Prof Ruth Nduati, a consultant paediatrician, wears a mask during the launch of ‘Break the Chain Initiative’ at Apple Wood Park in Nairobi on March 30, 2020. PHOTO | EVANS HABIL| NATION MEDIA GROUP

What you need to know:

  • From January up until early February, the number of pneumonia cases were 137,667 before a dramatic increase to 195,504.
  • So far, there are few cases to distinguish whether pneumonia is caused by a virus or bacteria in Kenya’s public hospitals, where the majority of the population seek medical services.

Data from the National Registry of Diseases shows that when Kenya reported the first case of coronavirus on March 13, there was a spike in pneumonia, one of the complications of severe Covid-19.

From January up until early February, the number of pneumonia cases were 137,667 before a dramatic increase to 195,504. While the data for March is not complete, a source at the Ministry of Health suspects that the numbers are still increasing.

The pattern — an increase from January and then a plateau — is not similar for the same period in 2019.

BACTERIAL PNEUMONIA

Experts are murmuring about it, careful not to link it to coronavirus. However, they suspect three scenarios — it could be people dying of Covid-19 pneumonia while on medication for bacterial pneumonia, and this may have occurred even earlier before the first case was reported, with the rains that came at the beginning of the year having led to the increase.

Further, all attention has been given to coronavirus, leaving little focus on pneumonia and other infectious diseases in hospitals.

In the light of children who recently died in Kilifi County, the Respiratory Society of Kenya has cautioned clinicians that any case of pneumonia should be treated as suspected Covid-19 until proven to be “ordinary pneumonia”.

SHORTNESS OF BREATH
Dr Jeremiah Chakaya, a practising respiratory physician allied to the society, told the Nation that it is very difficult to differentiate between Covid-19 and pneumonia.

He said any respiratory infection, including coronavirus, is going to present with the same telltale signs when it becomes severe — cough, fever, difficulty in breathing and shortness of breath.

Pneumonia, Kenya’s number one child killer that claimed 21,584 in 2017 alone, was long thought to be caused by bacteria, but the Pneumonia Etiology Research for Child Health study found that viruses caused most of the severe pneumonia cases (61 per cent).

The study, which was conducted in Kenya and six other countries with a high burden of pneumonia, showed that the Respiratory Syncytial Virus was the leading pathogen (31 per cent) in all the sites.
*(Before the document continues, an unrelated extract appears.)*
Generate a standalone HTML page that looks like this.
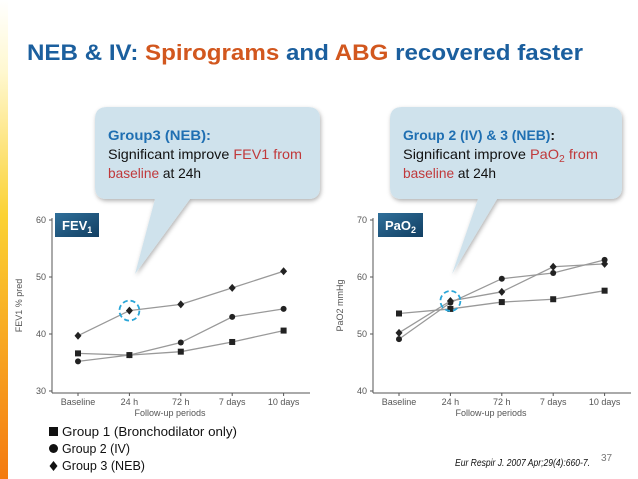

Bacteria, which are eliminated from the body by antibiotics, only causes 27 per cent of pneumonia.

It is too early to say whether the scientific community will add the virus that causes Covid-19 (Sars-CoV-2) to the list but coronavirus started in late 2019 as a cluster of pneumonia cases with an unknown cause.

SCREENING
So far, there are few cases to distinguish whether pneumonia is caused by a virus or bacteria in Kenya’s public hospitals, where the majority of the population seek medical services.
An expert who requested anonymity said parents should not be quick to label any pneumonia as Covid-19. It’s possible that there could be more deaths in children because pneumonia is being given little attention, he added.

The caution comes after Kilifi government urged parents to take children exhibiting respiratory illnesses, especially pneumonia, to hospitals. This is after the six children died of severe pneumonia in a span of three weeks.

The Kilifi Hospital Medical Superintendent, Eddie Nzomo, said the county is working with the Kenya Medical Research Institute Wellcome Trust to increase screening for the disease.